Given problem: Return verbatim the inclusive range of lines running from the line that contains "Emit a Python" to the line that contains "import plotly.graph_objects as go". Omit every other line.

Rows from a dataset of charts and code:
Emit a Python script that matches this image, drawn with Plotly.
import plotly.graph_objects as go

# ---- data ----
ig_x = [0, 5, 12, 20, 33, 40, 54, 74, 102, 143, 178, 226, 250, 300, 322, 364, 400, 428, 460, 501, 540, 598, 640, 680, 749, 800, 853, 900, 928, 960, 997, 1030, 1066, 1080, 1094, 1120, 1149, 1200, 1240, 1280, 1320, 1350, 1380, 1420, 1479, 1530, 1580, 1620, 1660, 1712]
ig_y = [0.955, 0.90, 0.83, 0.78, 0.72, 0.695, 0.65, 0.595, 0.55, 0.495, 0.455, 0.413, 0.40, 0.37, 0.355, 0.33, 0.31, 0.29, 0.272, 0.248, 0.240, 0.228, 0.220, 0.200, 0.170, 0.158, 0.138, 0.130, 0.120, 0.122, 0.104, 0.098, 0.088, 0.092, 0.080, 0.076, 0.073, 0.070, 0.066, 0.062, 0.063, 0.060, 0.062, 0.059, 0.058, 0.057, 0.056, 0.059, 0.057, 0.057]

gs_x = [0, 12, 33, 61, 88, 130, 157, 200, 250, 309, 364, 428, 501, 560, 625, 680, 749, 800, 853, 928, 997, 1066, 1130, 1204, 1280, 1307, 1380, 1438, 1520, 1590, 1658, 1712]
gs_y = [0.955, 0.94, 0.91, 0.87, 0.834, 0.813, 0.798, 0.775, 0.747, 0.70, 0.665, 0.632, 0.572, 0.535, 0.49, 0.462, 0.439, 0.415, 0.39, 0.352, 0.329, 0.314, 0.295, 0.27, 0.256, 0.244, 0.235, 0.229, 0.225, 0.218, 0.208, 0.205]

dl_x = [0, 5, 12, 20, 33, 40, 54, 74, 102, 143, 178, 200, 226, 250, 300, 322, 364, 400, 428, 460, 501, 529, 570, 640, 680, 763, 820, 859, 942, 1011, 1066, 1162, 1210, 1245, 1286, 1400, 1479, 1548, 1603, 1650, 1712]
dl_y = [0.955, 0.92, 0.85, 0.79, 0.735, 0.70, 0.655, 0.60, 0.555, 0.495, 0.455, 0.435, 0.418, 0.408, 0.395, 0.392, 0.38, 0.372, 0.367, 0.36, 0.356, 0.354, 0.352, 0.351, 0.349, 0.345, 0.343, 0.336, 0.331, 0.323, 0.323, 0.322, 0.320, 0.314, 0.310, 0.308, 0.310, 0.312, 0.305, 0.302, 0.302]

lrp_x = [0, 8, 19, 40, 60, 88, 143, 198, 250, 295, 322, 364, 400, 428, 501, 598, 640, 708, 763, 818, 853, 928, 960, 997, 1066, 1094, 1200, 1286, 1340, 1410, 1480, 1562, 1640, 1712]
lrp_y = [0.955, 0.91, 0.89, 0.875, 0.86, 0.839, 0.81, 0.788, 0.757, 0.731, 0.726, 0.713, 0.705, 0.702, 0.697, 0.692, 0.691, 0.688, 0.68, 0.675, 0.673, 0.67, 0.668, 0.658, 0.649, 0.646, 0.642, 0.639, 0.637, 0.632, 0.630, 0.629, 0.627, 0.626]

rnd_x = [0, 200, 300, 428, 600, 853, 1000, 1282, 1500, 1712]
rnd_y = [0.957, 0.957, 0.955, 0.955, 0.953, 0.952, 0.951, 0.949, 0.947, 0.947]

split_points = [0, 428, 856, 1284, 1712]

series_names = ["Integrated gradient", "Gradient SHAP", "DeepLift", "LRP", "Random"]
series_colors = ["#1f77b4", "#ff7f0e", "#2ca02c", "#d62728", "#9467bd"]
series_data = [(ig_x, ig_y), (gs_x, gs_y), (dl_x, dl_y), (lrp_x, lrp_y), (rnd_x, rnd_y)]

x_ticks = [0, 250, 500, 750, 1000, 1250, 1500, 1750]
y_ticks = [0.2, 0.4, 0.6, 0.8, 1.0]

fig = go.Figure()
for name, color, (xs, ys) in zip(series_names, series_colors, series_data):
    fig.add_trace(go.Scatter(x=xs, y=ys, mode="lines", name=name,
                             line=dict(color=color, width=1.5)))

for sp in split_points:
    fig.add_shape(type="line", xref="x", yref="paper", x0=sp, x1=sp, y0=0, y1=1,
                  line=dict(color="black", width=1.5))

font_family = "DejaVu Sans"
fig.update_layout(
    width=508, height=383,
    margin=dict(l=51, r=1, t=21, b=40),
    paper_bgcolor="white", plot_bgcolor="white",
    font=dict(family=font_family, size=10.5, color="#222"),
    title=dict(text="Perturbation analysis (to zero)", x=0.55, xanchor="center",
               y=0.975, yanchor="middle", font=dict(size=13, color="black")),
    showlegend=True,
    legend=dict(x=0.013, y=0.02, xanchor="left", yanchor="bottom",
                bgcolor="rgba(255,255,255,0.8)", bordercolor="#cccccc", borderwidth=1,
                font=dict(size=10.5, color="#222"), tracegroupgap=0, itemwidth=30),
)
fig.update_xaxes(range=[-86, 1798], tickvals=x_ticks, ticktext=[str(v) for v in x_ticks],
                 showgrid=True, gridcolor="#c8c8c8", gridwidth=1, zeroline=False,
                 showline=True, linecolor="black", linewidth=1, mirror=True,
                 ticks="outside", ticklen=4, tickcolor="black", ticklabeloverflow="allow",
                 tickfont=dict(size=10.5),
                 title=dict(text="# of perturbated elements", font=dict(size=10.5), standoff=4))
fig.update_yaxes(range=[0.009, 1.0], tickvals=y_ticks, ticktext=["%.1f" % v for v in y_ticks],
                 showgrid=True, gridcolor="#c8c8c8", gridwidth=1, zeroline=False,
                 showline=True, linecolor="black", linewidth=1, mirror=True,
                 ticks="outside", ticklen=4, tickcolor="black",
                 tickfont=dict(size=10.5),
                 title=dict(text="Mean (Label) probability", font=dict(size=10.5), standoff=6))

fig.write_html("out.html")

==

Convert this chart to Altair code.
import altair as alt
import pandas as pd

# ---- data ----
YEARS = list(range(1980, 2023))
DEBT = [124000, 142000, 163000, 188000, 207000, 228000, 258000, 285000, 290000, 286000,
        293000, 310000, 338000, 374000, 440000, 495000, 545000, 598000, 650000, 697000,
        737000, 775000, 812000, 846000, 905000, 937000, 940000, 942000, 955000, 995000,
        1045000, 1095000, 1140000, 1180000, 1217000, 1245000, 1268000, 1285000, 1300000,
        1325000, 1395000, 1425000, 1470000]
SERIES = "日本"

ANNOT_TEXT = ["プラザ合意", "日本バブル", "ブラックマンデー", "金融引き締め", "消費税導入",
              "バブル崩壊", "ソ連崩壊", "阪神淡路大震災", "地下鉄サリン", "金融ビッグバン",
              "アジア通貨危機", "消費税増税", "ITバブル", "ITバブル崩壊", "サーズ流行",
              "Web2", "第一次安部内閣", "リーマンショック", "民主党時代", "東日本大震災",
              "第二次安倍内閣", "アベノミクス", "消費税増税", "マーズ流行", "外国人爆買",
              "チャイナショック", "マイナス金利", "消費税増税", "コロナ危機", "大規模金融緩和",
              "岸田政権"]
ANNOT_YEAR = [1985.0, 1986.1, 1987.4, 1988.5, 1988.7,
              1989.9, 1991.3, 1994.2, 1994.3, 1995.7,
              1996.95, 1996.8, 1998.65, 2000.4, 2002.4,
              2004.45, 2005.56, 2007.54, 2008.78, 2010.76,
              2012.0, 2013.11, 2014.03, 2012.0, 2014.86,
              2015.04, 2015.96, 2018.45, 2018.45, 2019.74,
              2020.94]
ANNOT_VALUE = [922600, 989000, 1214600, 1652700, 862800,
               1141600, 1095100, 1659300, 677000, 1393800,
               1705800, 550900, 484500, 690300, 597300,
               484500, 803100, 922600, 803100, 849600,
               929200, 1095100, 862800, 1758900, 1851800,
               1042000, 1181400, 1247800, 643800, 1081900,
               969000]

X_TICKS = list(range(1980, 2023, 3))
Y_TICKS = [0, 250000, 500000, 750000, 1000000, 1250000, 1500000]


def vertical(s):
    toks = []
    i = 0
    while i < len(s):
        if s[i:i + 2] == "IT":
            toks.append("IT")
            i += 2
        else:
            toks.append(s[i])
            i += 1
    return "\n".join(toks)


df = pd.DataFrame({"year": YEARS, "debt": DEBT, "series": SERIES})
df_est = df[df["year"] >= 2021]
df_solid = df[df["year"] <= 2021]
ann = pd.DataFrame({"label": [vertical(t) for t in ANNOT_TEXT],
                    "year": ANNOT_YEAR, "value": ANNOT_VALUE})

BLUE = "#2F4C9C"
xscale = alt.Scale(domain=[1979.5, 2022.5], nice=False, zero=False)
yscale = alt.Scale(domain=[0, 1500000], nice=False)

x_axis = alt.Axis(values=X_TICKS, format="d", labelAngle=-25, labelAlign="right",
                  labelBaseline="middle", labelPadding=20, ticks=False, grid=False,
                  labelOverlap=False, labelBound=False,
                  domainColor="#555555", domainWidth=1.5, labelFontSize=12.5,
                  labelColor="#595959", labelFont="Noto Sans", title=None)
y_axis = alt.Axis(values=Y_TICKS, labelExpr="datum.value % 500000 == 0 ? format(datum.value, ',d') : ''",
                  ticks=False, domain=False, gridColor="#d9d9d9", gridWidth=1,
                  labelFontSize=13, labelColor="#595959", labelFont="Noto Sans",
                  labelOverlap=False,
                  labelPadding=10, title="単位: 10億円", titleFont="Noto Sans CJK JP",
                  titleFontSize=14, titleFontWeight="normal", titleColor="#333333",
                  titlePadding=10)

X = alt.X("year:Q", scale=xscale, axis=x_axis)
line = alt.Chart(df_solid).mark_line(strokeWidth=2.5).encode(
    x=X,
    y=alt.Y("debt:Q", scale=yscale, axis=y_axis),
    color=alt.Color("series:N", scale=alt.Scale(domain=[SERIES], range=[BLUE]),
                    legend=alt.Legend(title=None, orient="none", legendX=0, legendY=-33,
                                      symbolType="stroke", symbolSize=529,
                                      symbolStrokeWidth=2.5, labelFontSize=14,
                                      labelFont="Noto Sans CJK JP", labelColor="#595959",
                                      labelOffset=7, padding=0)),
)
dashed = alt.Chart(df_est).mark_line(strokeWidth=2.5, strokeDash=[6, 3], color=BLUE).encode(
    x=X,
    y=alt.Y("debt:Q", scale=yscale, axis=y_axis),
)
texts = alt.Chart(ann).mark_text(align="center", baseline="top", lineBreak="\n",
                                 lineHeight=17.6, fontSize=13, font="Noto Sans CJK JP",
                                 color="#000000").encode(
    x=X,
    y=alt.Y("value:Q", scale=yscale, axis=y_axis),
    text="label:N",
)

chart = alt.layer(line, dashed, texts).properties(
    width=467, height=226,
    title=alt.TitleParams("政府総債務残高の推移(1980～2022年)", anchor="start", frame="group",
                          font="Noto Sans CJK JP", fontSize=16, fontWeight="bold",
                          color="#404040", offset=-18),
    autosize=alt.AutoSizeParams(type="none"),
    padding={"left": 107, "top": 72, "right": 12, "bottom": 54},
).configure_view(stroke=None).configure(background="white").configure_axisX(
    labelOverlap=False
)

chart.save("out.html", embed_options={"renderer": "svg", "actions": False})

---

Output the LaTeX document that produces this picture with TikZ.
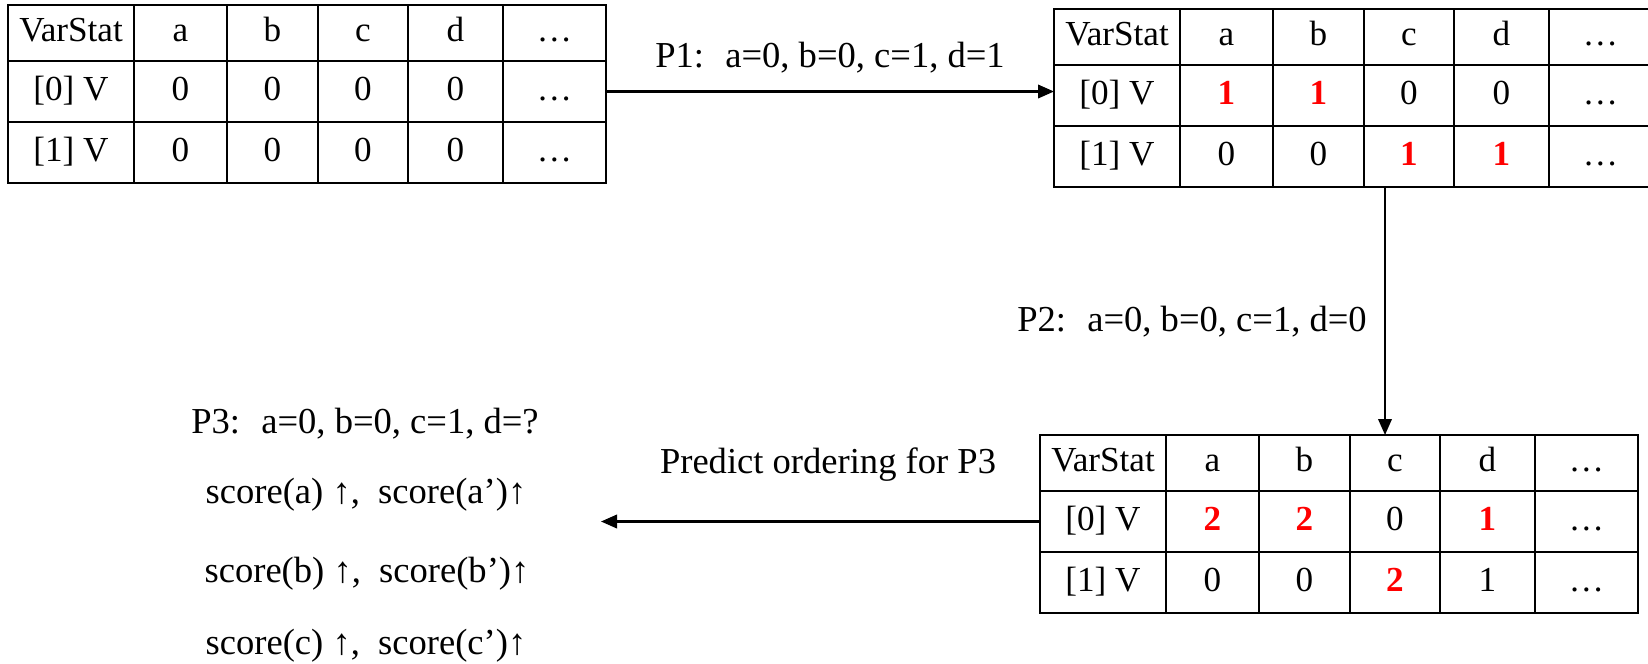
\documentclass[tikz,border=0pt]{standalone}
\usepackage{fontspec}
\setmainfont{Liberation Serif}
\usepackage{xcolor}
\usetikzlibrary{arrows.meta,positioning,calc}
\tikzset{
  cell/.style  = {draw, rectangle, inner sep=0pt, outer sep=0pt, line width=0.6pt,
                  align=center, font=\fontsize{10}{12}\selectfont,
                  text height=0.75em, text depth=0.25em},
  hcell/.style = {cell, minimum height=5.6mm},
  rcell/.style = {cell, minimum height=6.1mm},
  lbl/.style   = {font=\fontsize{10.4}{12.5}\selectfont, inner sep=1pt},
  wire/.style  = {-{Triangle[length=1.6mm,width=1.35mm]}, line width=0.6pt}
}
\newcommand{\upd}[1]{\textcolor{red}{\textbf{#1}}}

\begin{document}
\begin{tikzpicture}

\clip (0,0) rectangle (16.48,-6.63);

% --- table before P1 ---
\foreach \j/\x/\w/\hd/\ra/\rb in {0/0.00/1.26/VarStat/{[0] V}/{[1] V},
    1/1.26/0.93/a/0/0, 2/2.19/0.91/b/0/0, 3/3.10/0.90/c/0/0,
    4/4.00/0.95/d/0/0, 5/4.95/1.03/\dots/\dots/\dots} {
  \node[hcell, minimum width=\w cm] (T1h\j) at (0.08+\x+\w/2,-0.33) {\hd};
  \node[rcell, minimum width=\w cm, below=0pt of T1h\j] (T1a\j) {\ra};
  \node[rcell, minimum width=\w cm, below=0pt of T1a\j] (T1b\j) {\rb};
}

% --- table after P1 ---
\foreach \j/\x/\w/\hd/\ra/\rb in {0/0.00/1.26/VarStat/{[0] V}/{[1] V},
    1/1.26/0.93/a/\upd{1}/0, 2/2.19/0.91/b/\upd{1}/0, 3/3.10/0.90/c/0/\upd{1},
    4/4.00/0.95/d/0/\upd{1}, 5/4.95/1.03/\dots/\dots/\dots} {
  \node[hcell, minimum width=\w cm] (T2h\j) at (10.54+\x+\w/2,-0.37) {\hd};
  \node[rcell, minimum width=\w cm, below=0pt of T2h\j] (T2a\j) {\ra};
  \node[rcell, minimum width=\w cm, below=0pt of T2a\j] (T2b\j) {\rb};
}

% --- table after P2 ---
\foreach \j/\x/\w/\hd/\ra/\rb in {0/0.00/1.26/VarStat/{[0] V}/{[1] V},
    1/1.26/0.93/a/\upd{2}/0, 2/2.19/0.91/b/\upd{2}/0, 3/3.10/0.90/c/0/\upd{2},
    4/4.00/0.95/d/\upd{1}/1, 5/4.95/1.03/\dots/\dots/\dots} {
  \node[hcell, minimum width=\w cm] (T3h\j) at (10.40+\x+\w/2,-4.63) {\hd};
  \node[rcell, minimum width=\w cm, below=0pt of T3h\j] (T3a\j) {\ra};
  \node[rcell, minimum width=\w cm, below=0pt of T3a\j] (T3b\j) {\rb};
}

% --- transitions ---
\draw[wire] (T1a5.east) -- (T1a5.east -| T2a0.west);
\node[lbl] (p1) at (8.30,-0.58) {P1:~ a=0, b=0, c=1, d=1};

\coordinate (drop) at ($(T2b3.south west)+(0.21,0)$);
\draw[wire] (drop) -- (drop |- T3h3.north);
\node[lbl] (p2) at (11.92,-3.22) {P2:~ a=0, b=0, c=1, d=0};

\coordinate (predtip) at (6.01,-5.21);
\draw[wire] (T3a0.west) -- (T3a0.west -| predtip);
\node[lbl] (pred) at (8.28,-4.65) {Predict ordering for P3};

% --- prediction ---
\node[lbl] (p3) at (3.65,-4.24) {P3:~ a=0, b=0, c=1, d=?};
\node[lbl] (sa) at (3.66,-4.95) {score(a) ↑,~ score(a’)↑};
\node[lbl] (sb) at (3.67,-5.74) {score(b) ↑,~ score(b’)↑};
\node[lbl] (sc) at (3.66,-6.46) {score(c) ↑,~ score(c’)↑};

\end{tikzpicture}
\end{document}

Solution below:
Emit a Python script that matches this image, drawn with Plotly.
import plotly.graph_objects as go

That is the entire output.